Manvel city council saw a crowded chamber this week as numerous residents of Sedona Lakes signed up to voice opposition to a proposed expansion of their community in the city’s north-west Extra Territorial Jurisdiction (ETJ).
Members heard citizen comments for more than one hour as residents explained their opposition which was based on a plan submitted by the community’s developer at a previous meeting. The original proposal called for an apartment project in the property along 288 that was initially planned for a commercial reserve. It also requested approval to offer a smaller lot size for single family homes. The developer made the case that efforts to find a viable commercial venture have proven unsuccessful and that the current housing market shows a demand for smaller lot sizes and lower priced homes. He explained a desire to want a fair playing field with the neighboring Pomona development across 288 which has been authorized to construct apartments as well as offering a collection of smaller lot sizes of 50 and 55 feet in width.
After numerous discussions with city staff and receiving a full inbox from disgruntled residents, the community’s developer, Buck Driggers, realized the futility of gaining city council approval on the initial proposal and agreed to a last-minute change that ruled out any likelihood of an apartment complex being constructed within the community. The revised plan would provide smaller lot sizes only on the southern end of the development which would be naturally separated by Mustang Bayou.
Unfortunately for Mr. Driggers the residents who showed up to voice their displeasure were unaware of the concessions he made to appease resident’s concerns. For his part, Driggers told the crowd and council that “I hear you, I understand and take to heart what you guys are saying. Each and every one of you.”
Cheers were received when he informed them that the apartments had been taken off the table and that he is no longer asking for reduced lot sizes north of Mustang Bayou. “There is not going to be anything north of the creek that we are asking for that is less than a 60 foot lot, which is the smallest out there right now.” He went on to explain that it is a struggle to find a way to make things work in the Phase 4 area which is approximately 140 acres just south of the bayou. He said the smaller lots “maybe allows us to make Phase 4 work.” He described it as sitting deep in the floodplain and would require lots of fill and considerable cost to make it profitable to develop. Earning approval from the crowd, Mayor Martin suggested the acreage be donated to the city for use as a park.
Residents voiced a unified anxiety of declining property values, increased traffic, higher crime rates, and “a different quality of people.” Most said they bought in the development based on an approved plan that would help it maintain a standing as an upscale community. Common solutions expressed included developing the south Phase 4 as an over-55 community with smaller lot homes such as patio homes that would appeal to older buyers while maintaining the quality of resident desired. Numerous speakers suggested naming the Phase 4 portion something altogether different than Sedona Lakes. Driggers was amenable to both ideas.
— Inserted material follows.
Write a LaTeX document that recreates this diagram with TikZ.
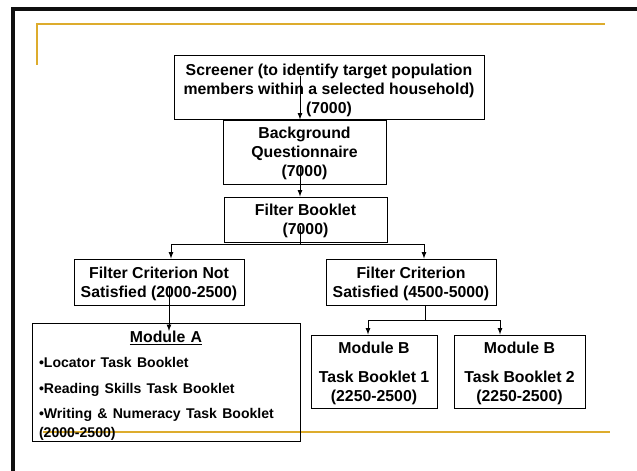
\documentclass[tikz,border=0pt]{standalone}
\usepackage{fontspec}
\setmainfont{Liberation Sans}
\usetikzlibrary{calc}
\definecolor{xgold}{RGB}{221,172,45}
\definecolor{xframe}{RGB}{15,15,15}

\begin{document}
\begin{tikzpicture}[x=0.025cm, y=-0.025cm,
  every node/.style={font=\bfseries\fontsize{11.25}{13.6}\selectfont},
  box/.style={draw, rectangle, line width=0.7pt, inner sep=0pt, align=center},
  flatbox/.style={box, text depth=0pt},
  link/.style={->, >=latex, line width=0.6pt}]
\def \px {0.025cm}
\useasboundingbox (0,0) rectangle (637,471);
% slide frame and rules
\draw[line width=2.2pt, xframe] (13,471) -- (13,9) -- (637,9);
\draw[line width=1.5pt, xgold] (37,65) -- (37,24) -- (605,24);
\draw[line width=1.5pt, xgold] (43,432) -- (610,432);
% boxes
\node[flatbox, minimum width=310*\px, minimum height=64*\px] at (329,87) (scr) {\rule{0pt}{11pt}Screener (to identify target population\\members within a selected household)\\(7000)};
\node[flatbox, minimum width=163*\px, minimum height=64*\px] at (304.5,152) (bq) {Background\\Questionnaire\\(7000)};
\node[flatbox, minimum width=163*\px, minimum height=45*\px] at (305.5,219.5) (fb) {Filter Booklet\\(7000)};
\node[flatbox, minimum width=170*\px, minimum height=46*\px] at (159,282) (fcns) {Filter Criterion Not\\Satisfied (2000-2500)};
\node[flatbox, minimum width=170*\px, minimum height=46*\px] at (411,282) (fcs) {Filter Criterion\\Satisfied (4500-5000)};
\node[box, minimum height=118*\px, text width=254*\px, inner xsep=7*\px, align=left] at (166,382) (moda) {\makebox[\hsize]{\rule{0pt}{13.8pt}\underline{Module A}}\\[5.7pt]%
  \fontsize{10}{12}\selectfont
  •Locator Task Booklet\\[6.4pt]%
  •Reading Skills Task Booklet\\[6pt]%
  •Writing \& Numeracy Task Booklet\\%
  (2000-2500)};
\node[flatbox, minimum width=126*\px, minimum height=73*\px] at (374,371.5) (modb1) {Module B\\[7pt]Task Booklet 1\\(2250-2500)};
\node[flatbox, minimum width=131*\px, minimum height=73*\px] at (519.5,371.5) (modb2) {Module B\\[7pt]Task Booklet 2\\(2250-2500)};
% connectors
\coordinate (scrout) at (300,76);
\coordinate (bqout) at (300,167);
\coordinate (fbout) at (300,226);
\coordinate (fbsplit) at (300,244);
\coordinate (fcnsout) at (169,287);
\coordinate (modain) at (169,331);
\coordinate (fcssplit) at (425,320);
\draw[link] (scrout) -- (scrout |- bq.north);
\draw[link] (bqout) -- (bqout |- fb.north);
\draw[line width=0.6pt] (fbout) -- (fbsplit);
\draw[link] (fbsplit) -| ($(fcns.north)+(12,0)$);
\draw[link] (fbsplit) -| ($(fcs.north)+(13,0)$);
\draw[link] (fcnsout) -- (modain);
\draw[line width=0.6pt] ($(fcs.south)+(14,0)$) -- (fcssplit);
\draw[link] (fcssplit) -| ($(modb1.north)+(-6,0)$);
\draw[link] (fcssplit) -| ($(modb2.north)+(-19.5,0)$);
\end{tikzpicture}
\end{document}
Council members were besieged with emails from residents strongly opposed to the plan and seemed poised to reject the proposal. Driggers reminded them that he “pulled everything off the table that we did not think would be approved. The only thing we are asking for is south of Mustang Bayou.” He submitted that the opposition was based on the original idea and suggested that most in attendance probably would be more supportive if they took into account the revised proposal. Unfortunately for him though, Mayor Martin held to rules and did not allow other citizen comments beyond what was expressed earlier. Driggers showed frustration when some on council suggested tabling the matter so that additional discussion could be had perhaps resulting in a greater consensus. As she is wont to do, member Melody Hanson calmed the discussion in tactfully expressing her feeling, which was shared by others on council, that some residents did not know about the plan until as late as yesterday. She said she would “not rush this, it is an important change for the community and we need to have adequate time to discuss it and notify other residents who may not have been able to come tonight.” Driggers responded that he “is not trying to push something that is going to be something different than what I just looked them in the eye and told them. So if I need to go off-site and tell them again, I will be happy to do it, but I don’t know what difference it is going to make.”
Council did effectively table the matter but agreed to have it the primary topic at the next council workshop scheduled one hour before the regular scheduled council meeting on Monday, April 27. All interested parties are encouraged to attend the affair.